Vocal critics quickly coined the derogatory term "sloptracing" to describe the phenomenon, accusing the technology of painting over handcrafted 3D assets with an overwrought, generative AI finish. In the Resident Evil: Requiem demo, classic characters appeared noticeably modified, stripped of their original artistic intent and replaced with uncanny, hyper-smooth internet model aesthetics. High-profile gaming content creators lambasted the feature as "AI slop," expressing deep concern that it disrespects the intentionality of dedicated 3D artists. Nvidia insists developers will retain granular control over intensity, color grading, and masking to preserve a game's unique aesthetic.

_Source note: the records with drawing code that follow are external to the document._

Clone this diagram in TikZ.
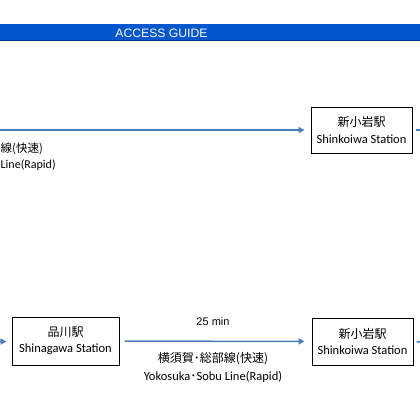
\documentclass[tikz,border=0pt]{standalone}
\usepackage{fontspec}
\setmainfont{Carlito}
\newfontfamily\jpfont{Noto Sans CJK JP}
\newfontfamily\arialfont{Liberation Sans}
\usetikzlibrary{arrows.meta, positioning}

\definecolor{barblue}{RGB}{0,86,204}
\definecolor{bardark}{RGB}{0,50,140}
\definecolor{lineblue}{RGB}{74,126,187}

\tikzset{
  stationbox/.style={draw=black, line width=1pt, fill=white, align=center,
    minimum width=101pt, minimum height=46pt, inner sep=0pt,
    font=\fontsize{12.5}{16.5}\selectfont},
  railline/.style={draw=lineblue, line width=1.5pt,
    -{Triangle[length=6pt,width=6pt]}},
  linelabel/.style={inner sep=0pt, font=\fontsize{12.5}{14}\selectfont}
}

\begin{document}
\begin{tikzpicture}[x=1pt, y=-1pt]
\useasboundingbox (0,0) rectangle (420,420);
\clip (0,0) rectangle (420,420);
\fill[white] (0,0) rectangle (420,420);
% title bar
\fill[barblue] (-2,24) rectangle (422,41);
\draw[bardark, line width=0.8pt] (-2,40.6) -- (422,40.6);
\node[text=white, font=\arialfont\fontsize{12.2}{14}\selectfont] (title) at (161.5,33) {ACCESS GUIDE};

% upper route
\node[stationbox] (shinkoiwaA) at (361.5,130) {{\jpfont\fontsize{12}{16.5}\selectfont 新小岩駅}\\Shinkoiwa Station};
\coordinate (upstart) at (-10,130);
\coordinate (upend) at (450,130);
\draw[railline, shorten >=6pt] (upstart) -- (shinkoiwaA);
\draw[railline, shorten <=3pt] (shinkoiwaA) -- (upend);
\node[linelabel, anchor=west, font=\jpfont\fontsize{11.5}{14}\selectfont] (uplinejp) at (0.5,149) {線(快速)};
\node[linelabel, anchor=west, font=\fontsize{12}{14}\selectfont] (uplineen) at (0.5,165) {Line(Rapid)};

% lower route
\node[stationbox, minimum width=107pt, minimum height=48pt] (shinagawa) at (65.5,341) {{\jpfont\fontsize{12}{16.5}\selectfont 品川駅}\\Shinagawa Station};
\node[stationbox, minimum height=47pt] (shinkoiwaB) at (362.5,341.5) {{\jpfont\fontsize{12}{16.5}\selectfont 新小岩駅}\\Shinkoiwa Station};
\coordinate (lowstart) at (-40,342);
\coordinate (lowend) at (450,342);
\draw[railline, shorten >=5pt] (lowstart) -- (shinagawa);
\draw[railline, shorten <=5pt, shorten >=7pt] (shinagawa) -- (shinkoiwaB);
\draw[railline, shorten <=3pt] (shinkoiwaB) -- (lowend);
\node[font=\arialfont\fontsize{11}{13}\selectfont] (traveltime) at (213,322) {25 min};
\node[linelabel, font=\jpfont\fontsize{12}{14}\selectfont] (lowlinejp) at (213,359) {横須賀･総部線(快速)};
\node[linelabel] (lowlineen) at (213,377) {Yokosuka{\jpfont ･}Sobu Line(Rapid)};
\end{tikzpicture}
\end{document}
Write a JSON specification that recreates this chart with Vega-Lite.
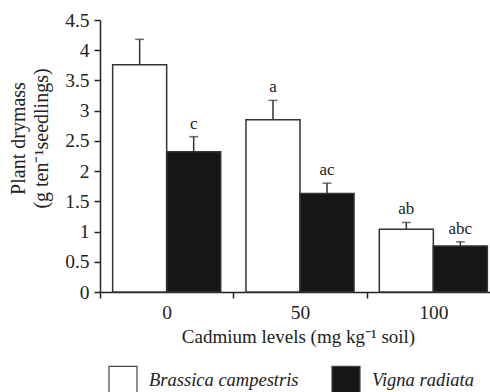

However, early visual evidence suggests a rocky road ahead for widespread community acceptance.

What This Means for the Future of Graphics Cards

Players anxious about needing to rebuild their PC rigs from scratch can breathe a slight sigh of relief, at least for now. Nvidia confirmed that DLSS 5 will arrive this fall as a software driver update fully supported by the existing RTX 50 Series architecture. If you are already holding a modern 50-series desktop or laptop GPU, the neural rendering technology will be integrated seamlessly via the familiar Nvidia Streamline framework.

As major industry publishers including Bethesda, Capcom, Tencent, and Ubisoft prepare to integrate the tech into their upcoming releases, the gaming landscape stands at a critical crossroads. We are entering an era where the GPU is no longer just a passive calculator for polygons, but an active, creative participant in generating the final image you experience. Whether the global gaming audience will fully embrace this AI-driven reality or reject it in favor of traditional, human-directed artistic vision remains the single biggest question of 2026.